Ölçeğin geçerlik çalışması için ayrıca benzer ölçekler geçerliği yöntemi uygulanmıştır.

Bu amaçla 84 kişilik bir öğrenci grubuna Utangaçlık Ölçeği ile birlikte “Sosyal Durumlarda Kendini değerlendirme Envanteri” (SDKDE) uygulanmış ve iki ölçek arasındaki korelasyon katsayıları hesaplanmıştır. SDKDE sosyal kaygı düzeyini ölçmek amacıyla kullanılan bir ölçektir. Ölçek sosyal kaygı ve kaçınma olmak üzere iki boyuttan oluşmaktadır. Elde edilen puanlara göre Utangaçlık Ölçeği ile SDKDE nin kaygı ve kaçınma düzeylerinin toplam puanları arasındaki korelasyon .71, utangaçlık ile kaçınma boyutu arasındaki korelasyon ise .78 olarak bulunmuştur (Güngör, 2001).

Ölçeğin geçerlik ve güvenirliği ile ilgili yapılan çalışmalardan elde edilen bulgular ölçeğin gençler ve yetişkinlerin utangaçlık düzeylerini belirlemede uygun bir araç olduğunu göstermektedir (Güngör, 2001).

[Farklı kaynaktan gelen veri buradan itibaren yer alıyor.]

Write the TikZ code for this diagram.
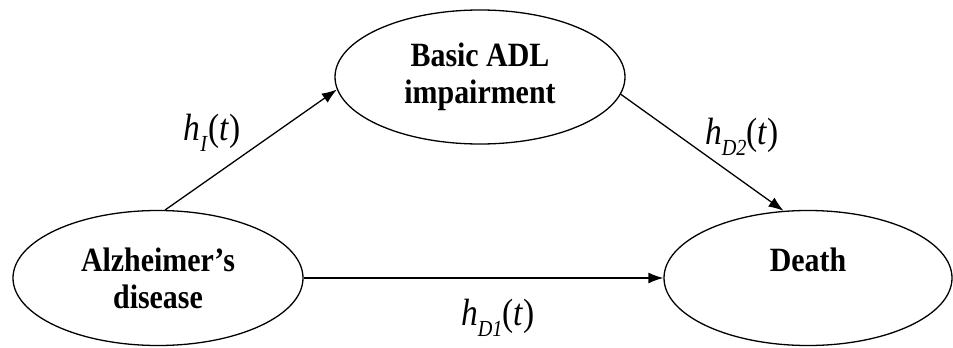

3.3.4. Kişisel Bilgi Formu

Kişisel Bilgi Formu (Ek-4) araştırmacı tarafından öğrencilerin yaşı ve cinsiyetlerini belirlemek amacıyla oluşturulmuştur.

Araştırmaya katılan üniversite öğrencilerinin yaş ve cinsiyetleri Kişisel Bilgi Formu ile toplanmıştır. Yaş ve cinsiyete ilişkin maddelerin her biri için seçenekler sunulmuş ve öğrenciden kendisine uygun olan seçeneği işaretlemesi istenmiştir. Formun başında araştırmanın amacı ve Kişisel Bilgi Formu’nun doldurulması ile ilgili kısa bir açıklama bulunmaktadır.